WHAT THE TASK ASKS:
Render the material again word for word, skipping the pictures in it.

MATERIAL PROVIDED:
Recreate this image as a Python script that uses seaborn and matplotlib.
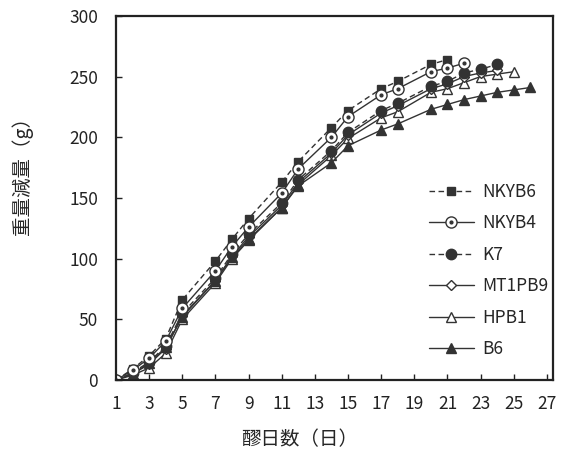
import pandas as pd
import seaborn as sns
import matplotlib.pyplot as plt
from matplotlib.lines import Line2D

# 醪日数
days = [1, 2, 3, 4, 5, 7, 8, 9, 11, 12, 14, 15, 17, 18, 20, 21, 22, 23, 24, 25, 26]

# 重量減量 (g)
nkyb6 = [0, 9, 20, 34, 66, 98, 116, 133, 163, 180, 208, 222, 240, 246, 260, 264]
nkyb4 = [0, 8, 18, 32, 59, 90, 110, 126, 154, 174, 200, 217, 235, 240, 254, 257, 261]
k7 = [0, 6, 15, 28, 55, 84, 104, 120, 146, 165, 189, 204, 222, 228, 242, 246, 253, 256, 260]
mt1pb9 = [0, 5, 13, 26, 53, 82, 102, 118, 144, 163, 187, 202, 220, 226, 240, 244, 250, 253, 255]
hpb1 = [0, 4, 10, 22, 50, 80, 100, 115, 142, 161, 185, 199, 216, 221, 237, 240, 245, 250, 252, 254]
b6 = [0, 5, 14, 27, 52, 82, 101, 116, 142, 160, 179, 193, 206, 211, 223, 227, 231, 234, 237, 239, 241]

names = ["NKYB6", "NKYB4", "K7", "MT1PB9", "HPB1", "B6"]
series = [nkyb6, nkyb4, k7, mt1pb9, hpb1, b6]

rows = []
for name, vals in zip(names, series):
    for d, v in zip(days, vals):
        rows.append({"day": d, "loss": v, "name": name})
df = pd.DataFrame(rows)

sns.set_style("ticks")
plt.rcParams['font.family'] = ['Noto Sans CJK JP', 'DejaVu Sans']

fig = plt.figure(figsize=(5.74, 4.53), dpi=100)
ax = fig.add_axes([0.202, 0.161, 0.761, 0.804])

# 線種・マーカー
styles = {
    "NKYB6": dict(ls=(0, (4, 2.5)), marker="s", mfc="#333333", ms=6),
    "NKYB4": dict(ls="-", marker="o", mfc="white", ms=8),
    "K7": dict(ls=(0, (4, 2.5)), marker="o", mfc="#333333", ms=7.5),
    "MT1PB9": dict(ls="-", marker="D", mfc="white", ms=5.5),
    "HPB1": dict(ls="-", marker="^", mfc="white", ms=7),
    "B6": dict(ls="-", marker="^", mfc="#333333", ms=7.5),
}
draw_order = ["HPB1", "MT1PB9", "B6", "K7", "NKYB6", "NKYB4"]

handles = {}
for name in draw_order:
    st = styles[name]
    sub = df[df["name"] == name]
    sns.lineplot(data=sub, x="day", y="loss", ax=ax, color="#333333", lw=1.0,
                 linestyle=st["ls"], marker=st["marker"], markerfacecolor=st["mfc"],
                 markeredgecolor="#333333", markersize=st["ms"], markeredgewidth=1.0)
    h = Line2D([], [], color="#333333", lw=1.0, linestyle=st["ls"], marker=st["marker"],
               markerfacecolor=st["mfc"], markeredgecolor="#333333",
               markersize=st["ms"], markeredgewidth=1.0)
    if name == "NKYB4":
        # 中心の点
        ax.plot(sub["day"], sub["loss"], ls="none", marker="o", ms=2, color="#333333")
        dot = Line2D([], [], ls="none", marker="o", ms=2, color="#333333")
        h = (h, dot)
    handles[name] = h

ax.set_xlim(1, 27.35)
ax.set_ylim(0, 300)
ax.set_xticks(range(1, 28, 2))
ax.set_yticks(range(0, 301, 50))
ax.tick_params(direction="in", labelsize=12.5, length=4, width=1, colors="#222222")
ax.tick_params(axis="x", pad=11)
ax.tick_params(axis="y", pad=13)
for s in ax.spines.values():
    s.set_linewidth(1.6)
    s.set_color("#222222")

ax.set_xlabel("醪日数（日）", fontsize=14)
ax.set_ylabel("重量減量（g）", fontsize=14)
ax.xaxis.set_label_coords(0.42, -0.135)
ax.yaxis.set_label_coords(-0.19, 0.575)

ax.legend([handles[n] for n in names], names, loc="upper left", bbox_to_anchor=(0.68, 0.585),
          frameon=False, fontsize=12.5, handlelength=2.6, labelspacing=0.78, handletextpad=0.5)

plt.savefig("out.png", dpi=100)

OUTPUT BELOW:
Recreate this image as a Python script that uses seaborn and matplotlib.
import pandas as pd
import seaborn as sns
import matplotlib.pyplot as plt
from matplotlib.lines import Line2D

# 醪日数
days = [1, 2, 3, 4, 5, 7, 8, 9, 11, 12, 14, 15, 17, 18, 20, 21, 22, 23, 24, 25, 26]

# 重量減量 (g)
nkyb6 = [0, 9, 20, 34, 66, 98, 116, 133, 163, 180, 208, 222, 240, 246, 260, 264]
nkyb4 = [0, 8, 18, 32, 59, 90, 110, 126, 154, 174, 200, 217, 235, 240, 254, 257, 261]
k7 = [0, 6, 15, 28, 55, 84, 104, 120, 146, 165, 189, 204, 222, 228, 242, 246, 253, 256, 260]
mt1pb9 = [0, 5, 13, 26, 53, 82, 102, 118, 144, 163, 187, 202, 220, 226, 240, 244, 250, 253, 255]
hpb1 = [0, 4, 10, 22, 50, 80, 100, 115, 142, 161, 185, 199, 216, 221, 237, 240, 245, 250, 252, 254]
b6 = [0, 5, 14, 27, 52, 82, 101, 116, 142, 160, 179, 193, 206, 211, 223, 227, 231, 234, 237, 239, 241]

names = ["NKYB6", "NKYB4", "K7", "MT1PB9", "HPB1", "B6"]
series = [nkyb6, nkyb4, k7, mt1pb9, hpb1, b6]

rows = []
for name, vals in zip(names, series):
    for d, v in zip(days, vals):
        rows.append({"day": d, "loss": v, "name": name})
df = pd.DataFrame(rows)

sns.set_style("ticks")
plt.rcParams['font.family'] = ['Noto Sans CJK JP', 'DejaVu Sans']

fig = plt.figure(figsize=(5.74, 4.53), dpi=100)
ax = fig.add_axes([0.202, 0.161, 0.761, 0.804])

# 線種・マーカー
styles = {
    "NKYB6": dict(ls=(0, (4, 2.5)), marker="s", mfc="#333333", ms=6),
    "NKYB4": dict(ls="-", marker="o", mfc="white", ms=8),
    "K7": dict(ls=(0, (4, 2.5)), marker="o", mfc="#333333", ms=7.5),
    "MT1PB9": dict(ls="-", marker="D", mfc="white", ms=5.5),
    "HPB1": dict(ls="-", marker="^", mfc="white", ms=7),
    "B6": dict(ls="-", marker="^", mfc="#333333", ms=7.5),
}
draw_order = ["HPB1", "MT1PB9", "B6", "K7", "NKYB6", "NKYB4"]

handles = {}
for name in draw_order:
    st = styles[name]
    sub = df[df["name"] == name]
    sns.lineplot(data=sub, x="day", y="loss", ax=ax, color="#333333", lw=1.0,
                 linestyle=st["ls"], marker=st["marker"], markerfacecolor=st["mfc"],
                 markeredgecolor="#333333", markersize=st["ms"], markeredgewidth=1.0)
    h = Line2D([], [], color="#333333", lw=1.0, linestyle=st["ls"], marker=st["marker"],
               markerfacecolor=st["mfc"], markeredgecolor="#333333",
               markersize=st["ms"], markeredgewidth=1.0)
    if name == "NKYB4":
        # 中心の点
        ax.plot(sub["day"], sub["loss"], ls="none", marker="o", ms=2, color="#333333")
        dot = Line2D([], [], ls="none", marker="o", ms=2, color="#333333")
        h = (h, dot)
    handles[name] = h

ax.set_xlim(1, 27.35)
ax.set_ylim(0, 300)
ax.set_xticks(range(1, 28, 2))
ax.set_yticks(range(0, 301, 50))
ax.tick_params(direction="in", labelsize=12.5, length=4, width=1, colors="#222222")
ax.tick_params(axis="x", pad=11)
ax.tick_params(axis="y", pad=13)
for s in ax.spines.values():
    s.set_linewidth(1.6)
    s.set_color("#222222")

ax.set_xlabel("醪日数（日）", fontsize=14)
ax.set_ylabel("重量減量（g）", fontsize=14)
ax.xaxis.set_label_coords(0.42, -0.135)
ax.yaxis.set_label_coords(-0.19, 0.575)

ax.legend([handles[n] for n in names], names, loc="upper left", bbox_to_anchor=(0.68, 0.585),
          frameon=False, fontsize=12.5, handlelength=2.6, labelspacing=0.78, handletextpad=0.5)

plt.savefig("out.png", dpi=100)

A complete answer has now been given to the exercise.